Per-job timeout: 30 minutes (bashTimeoutPerJob). Hit it and the agent kills bash, reports exit 137-ish, and moves on.

Troubleshooting

heartbeat error: API returned 401

Token is missing, invalid, or revoked. Mint a new one from the dashboard (/dashboard/settings) or via POST /api/tokens.

heartbeat error: API returned 403

The token is pinned to a different nodeId than what the agent is sending. Either change HYPRBOX_NODE_ID, or mint a new token without nodeId (fleet- wide) or with the right nodeId.

collect error: ...

gopsutil couldn't read host metrics. On Linux this almost always means the agent is running in a container without /proc mounted, or on a kernel without the expected /sys entries. Check the container's volume mounts (/proc:ro,rslave for the Docker compose case).

Agent is silent / logs show nothing

Two likely causes:

  • HYPRBOX_API_URL unreachable. Test with curl $HYPRBOX_API_URL/health from the same host.
  • Process exits immediately. Add set -x to your invocation; with Restart=on-failure systemd will keep retrying.

Jobs queue but agent never picks them up

  • Verify the node is ONLINE (heartbeat side works).
  • Check the agent log for [jobrunner] poll error: .... Most likely unauthorized — check HYPRBOX_NODE_TOKEN.
  • If running on Windows for dev: the jobrunner is disabled by runtime.GOOS != "linux". That's intentional. Use a Linux container or VM.

Updating the agent

The agent has no auto-update mechanism — that's intentional.

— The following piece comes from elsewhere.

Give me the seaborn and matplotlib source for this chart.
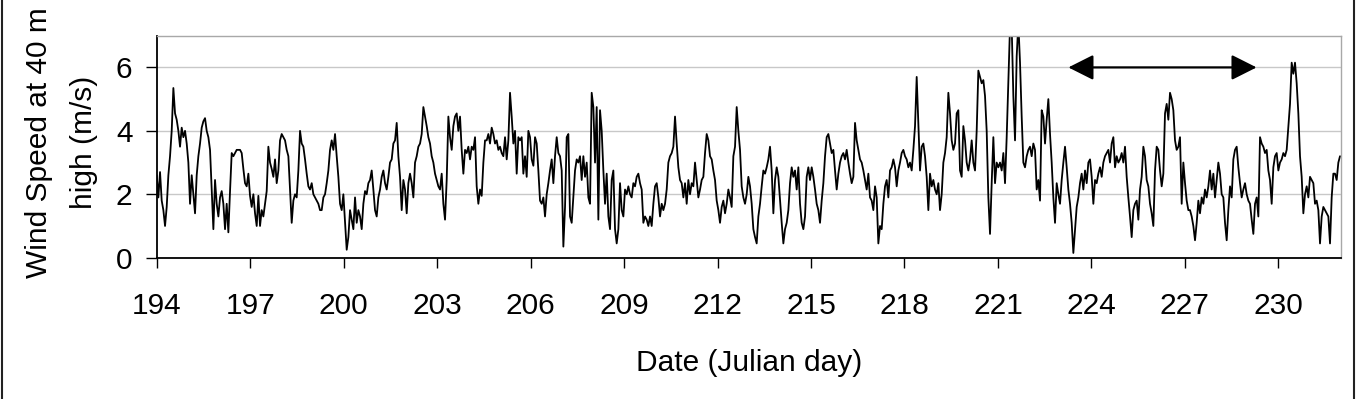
import numpy as np
import pandas as pd
import matplotlib
matplotlib.use("Agg")
import matplotlib.pyplot as plt
from matplotlib.lines import Line2D
import seaborn as sns

# ---- data (wind speed, m/s), consecutive samples ----
wind_194_200 = [
    2.6, 1.9, 2.7, 1.8, 1.5, 1.0, 1.6, 2.6, 3.2, 4.0,
    5.35, 4.55, 4.35, 4.0, 3.5, 4.1, 3.8, 4.0, 3.6, 3.0,
    1.7, 2.6, 2.0, 1.4, 2.6, 3.2, 3.6, 4.1, 4.3, 4.4,
    4.0, 3.8, 3.4, 2.15, 0.9, 2.45, 1.7, 1.3, 1.9, 2.1,
    1.7, 0.9, 1.7, 0.8, 2.1, 3.3, 3.2, 3.3, 3.4, 3.4,
    3.4, 3.3, 2.8, 2.35, 2.25, 2.65, 1.95, 1.6, 2.0, 1.4,
    1.0, 1.95, 1.0, 1.5, 1.3, 1.7, 2.1, 3.5, 3.0, 2.8,
    2.55, 3.1, 2.35, 2.75, 3.7, 3.9, 3.8, 3.7, 3.4, 3.2,
    2.15, 1.1, 1.8, 2.0, 1.9, 2.75, 4.0, 3.6, 3.5, 3.1,
    2.65, 2.25, 2.15, 2.35, 2.0, 1.9, 1.8, 1.7, 1.5, 1.5,
    1.9, 2.0, 2.35, 2.75, 3.4, 3.7, 3.4, 3.9, 3.2, 2.55,
    1.7, 1.5, 2.0, 1.1, 0.25, 0.65,
]
wind_200_207 = [
    1.5, 1.2, 0.9, 1.9, 1.1, 1.5, 1.3, 0.9, 1.7, 2.1,
    2.0, 2.35, 2.45, 2.75, 2.15, 1.5, 1.3, 1.9, 2.15, 2.55,
    2.75, 2.35, 2.15, 2.55, 3.0, 3.1, 3.6, 3.7, 4.25, 3.2,
    2.55, 1.5, 2.45, 2.15, 1.4, 2.35, 2.65, 2.35, 1.9, 3.0,
    3.2, 3.5, 3.6, 3.9, 4.75, 4.45, 4.15, 3.8, 3.6, 3.2,
    3.0, 2.65, 2.45, 2.25, 2.15, 2.65, 1.7, 1.2, 2.45, 4.45,
    3.8, 3.4, 4.15, 4.45, 4.55, 4.0, 4.45, 3.4, 2.65, 3.4,
    3.3, 3.5, 3.1, 3.5, 3.4, 3.8, 2.25, 1.7, 2.15, 1.95,
    3.0, 3.7, 3.7, 3.9, 3.6, 4.1, 3.9, 3.6, 3.7, 3.4,
    3.5, 3.3, 3.2, 3.8, 3.1, 3.7, 5.2, 4.45, 3.6, 4.0,
    2.65, 3.8, 3.7, 3.8, 2.65, 3.2, 2.55, 4.0, 3.8, 3.1,
    2.9, 3.8, 3.6, 2.75, 1.8, 1.7, 1.9, 1.3, 2.0, 2.35,
    2.75,
]
wind_207_213 = [
    3.1, 2.35, 3.2, 3.8, 3.3, 3.2, 2.75, 0.35, 1.6, 3.8,
    3.9, 1.3, 1.1, 1.9, 2.75, 3.1, 3.0, 3.2, 2.45, 3.2,
    2.55, 3.0, 1.9, 1.7, 5.2, 4.75, 3.0, 4.75, 1.2, 4.65,
    4.0, 2.75, 1.7, 2.65, 1.3, 0.9, 2.45, 2.75, 0.9, 0.45,
    0.9, 2.35, 1.5, 1.3, 2.15, 2.0, 2.25, 2.0, 1.9, 2.35,
    2.25, 2.55, 2.65, 2.35, 2.15, 1.1, 1.3, 1.2, 1.0, 1.3,
    1.0, 1.7, 2.25, 2.35, 1.9, 1.3, 1.7, 1.5, 1.7, 2.15,
    3.0, 3.2, 3.3, 3.5, 4.45, 3.6, 2.85, 2.45, 2.35, 1.9,
    2.35, 1.7, 2.45, 2.0, 2.35, 2.25, 3.0, 2.45, 1.9, 2.15,
    2.45, 2.55, 3.3, 3.9, 3.7, 3.2, 3.1, 2.75, 2.45, 1.8,
    1.5, 1.1, 1.6, 1.8, 1.4, 1.7, 2.15, 1.9, 1.6, 3.2,
    3.5, 4.75, 4.0, 3.4, 2.25, 1.9, 1.7, 2.0, 2.55,
]
wind_213_220 = [
    2.25, 1.7, 0.9, 0.65, 0.45, 1.3, 1.7, 2.25, 2.75, 2.65,
    2.85, 3.1, 3.5, 2.75, 1.4, 2.45, 2.85, 2.55, 1.8, 1.1,
    0.45, 0.9, 1.1, 1.5, 2.35, 2.85, 2.55, 2.75, 2.15, 2.85,
    1.7, 1.1, 0.9, 1.3, 2.55, 2.85, 2.45, 2.85, 2.55, 2.15,
    1.7, 1.5, 1.1, 1.8, 2.35, 3.2, 3.8, 3.9, 3.6, 3.3,
    3.4, 2.75, 2.15, 2.65, 3.0, 3.2, 3.3, 3.1, 3.4, 3.0,
    2.65, 2.35, 2.55, 4.25, 3.7, 3.4, 3.1, 3.0, 2.75, 2.45,
    2.15, 2.65, 1.9, 1.8, 1.5, 2.25, 1.9, 0.45, 1.0, 0.9,
    1.7, 2.25, 2.45, 1.9, 2.75, 2.85, 3.1, 2.85, 2.25, 2.75,
    3.0, 3.3, 3.4, 3.2, 3.1, 2.85, 3.0, 2.75, 3.4, 4.15,
    5.7, 4.25, 2.75, 3.5, 3.6, 3.2, 2.55, 1.5, 2.65, 2.25,
    2.45, 2.15, 2.0, 2.35, 1.5, 2.0, 3.0, 3.3, 3.8, 5.2,
]
wind_220_226 = [
    4.55, 3.7, 3.4, 3.6, 4.55, 4.65, 2.75, 2.55, 4.15, 3.7,
    3.0, 2.75, 3.1, 3.7, 3.0, 2.75, 4.0, 5.9, 5.7, 5.5,
    5.6, 5.1, 4.0, 1.9, 0.75, 2.35, 3.8, 2.35, 3.0, 2.85,
    3.0, 2.75, 3.3, 2.35, 3.8, 5.5, 7.3, 7.3, 5.1, 3.7,
    6.35, 7.4, 6.15, 4.45, 3.0, 2.85, 3.2, 3.4, 3.5, 3.2,
    3.6, 3.4, 2.15, 2.45, 1.8, 4.65, 4.45, 3.6, 4.35, 5.0,
    3.9, 3.0, 1.9, 1.1, 2.35, 2.0, 1.7, 2.45, 3.0, 3.5,
    2.85, 2.15, 1.7, 1.1, 0.15, 0.9, 1.6, 1.9, 2.35, 2.65,
    2.15, 2.75, 2.35, 3.0, 3.1, 2.55, 1.7, 2.45, 2.35, 2.65,
    2.85, 2.55, 3.0, 3.2, 3.3, 3.4, 3.0, 3.6, 3.8, 2.85,
    3.2, 3.0, 3.1, 3.3, 3.0, 3.5, 2.55, 1.9, 1.3, 0.65,
    1.5, 1.7, 1.8, 1.2,
]
wind_226_232 = [
    2.15, 2.55, 3.5, 3.2, 2.45, 2.25, 1.7, 1.4, 1.0, 2.75,
    3.5, 3.4, 2.75, 2.25, 2.65, 4.55, 4.85, 4.35, 5.2, 5.0,
    4.65, 3.7, 3.4, 3.5, 3.8, 1.7, 3.0, 2.35, 1.8, 1.5,
    1.5, 1.3, 1.0, 0.55, 1.1, 1.8, 1.4, 1.9, 1.7, 2.15,
    1.9, 2.25, 2.75, 2.15, 2.65, 1.9, 2.45, 3.0, 2.65, 2.0,
    1.9, 1.1, 0.55, 1.5, 2.25, 1.9, 3.1, 3.4, 3.5, 2.85,
    2.35, 1.9, 2.15, 2.35, 2.0, 1.8, 1.7, 1.2, 0.75, 1.7,
    1.9, 1.3, 3.8, 3.6, 3.5, 3.3, 3.4, 2.75, 2.45, 1.7,
    2.85, 3.2, 3.3, 2.75, 3.0, 3.1, 3.3, 3.2, 3.4, 4.15,
    4.85, 6.15, 5.8, 6.15, 5.5, 4.55, 3.2, 2.55, 1.4, 2.0,
    2.25, 1.9, 2.55, 2.45, 2.35, 1.7, 1.8, 1.5, 0.45, 1.3,
    1.6, 1.5, 1.4, 1.3, 0.45, 1.9, 2.65, 2.65, 2.45, 3.0,
    3.2,
]

start_day = 194.0
sample_step_days = 0.05349          # spacing of consecutive readings
x_ticks = [194, 197, 200, 203, 206, 209, 212, 215, 218, 221, 224, 227, 230]
y_ticks = [0, 2, 4, 6]
arrow_start, arrow_end, arrow_level = 223.26, 229.30, 6

wind = np.concatenate([wind_194_200, wind_200_207, wind_207_213,
                       wind_213_220, wind_220_226, wind_226_232])
days = start_day + np.arange(len(wind)) * sample_step_days
df = pd.DataFrame({"day": days, "wind": wind})

# ---- style ----
sns.set_style("white")
plt.rcParams["font.family"] = ["Liberation Sans", "DejaVu Sans"]
plt.rcParams["text.color"] = "black"
plt.rcParams["axes.labelcolor"] = "black"
plt.rcParams["xtick.color"] = "black"
plt.rcParams["ytick.color"] = "black"
FS = 21.5

fig = plt.figure(figsize=(13.7, 3.99), dpi=100)
W, H = 1370, 399
ax = fig.add_axes([156.7 / W, 1 - 257.7 / H, (1340.7 - 156.7) / W, (257.7 - 35.7) / H])

sns.lineplot(data=df, x="day", y="wind", ax=ax, color="black", linewidth=1.3,
             estimator=None, sort=False)

ax.set_xlim(194, 232)
ax.set_ylim(0, 7)
ax.set_xticks(x_ticks)
ax.set_yticks(y_ticks)
ax.set_xticklabels([str(t) for t in x_ticks], fontsize=FS, color="black")
ax.set_yticklabels([str(t) for t in y_ticks], fontsize=FS, color="black")

ax.yaxis.grid(True, color="#c8c8c8", linewidth=1.0)
ax.xaxis.grid(False)
ax.set_axisbelow(True)

for side in ["left", "bottom"]:
    ax.spines[side].set_color("black")
    ax.spines[side].set_linewidth(1.3)
for side in ["top", "right"]:
    ax.spines[side].set_color("#a8a8a8")
    ax.spines[side].set_linewidth(1.0)

ax.tick_params(axis="x", direction="out", length=7.5, width=1.0, color="black",
               labelcolor="black", pad=17, bottom=True)
ax.tick_params(axis="y", direction="out", length=8, width=1.0, color="black",
               labelcolor="black", pad=9.5, left=True)

ax.set_xlabel("Date (Julian day)", fontsize=FS, color="black")
ax.xaxis.set_label_coords(0.5, -0.411)
ax.xaxis.label.set_va("top")

ax.set_ylabel("Wind Speed at 40 m\nhigh (m/s)", fontsize=FS, linespacing=1.75,
              color="black")
ax.yaxis.set_label_coords((98 - 156.7) / (1340.7 - 156.7), 0.52)

ax.annotate("", xy=(arrow_start, arrow_level), xytext=(arrow_end, arrow_level),
            arrowprops=dict(arrowstyle="<|-|>,head_length=1.55,head_width=0.78",
                            mutation_scale=10, color="black", lw=1.6,
                            shrinkA=0, shrinkB=0))

# outer chart frame (left and right edges visible in the reference)
for xp in (2.0, 1354.0):
    fig.add_artist(Line2D([xp / W, xp / W], [0, 1], transform=fig.transFigure,
                          color="#222222", linewidth=1.5))

fig.savefig("out.png", dpi=100, facecolor="white")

Push new builds via your config-management tool of choice (Ansible, Salt, plain scp + systemctl restart hyprnode).

The protocol is forward-compatible: an older API tolerates new optional heartbeat fields (Zod schema marks them .optional()), and an older agent that doesn't know about jobs simply skips the polling step.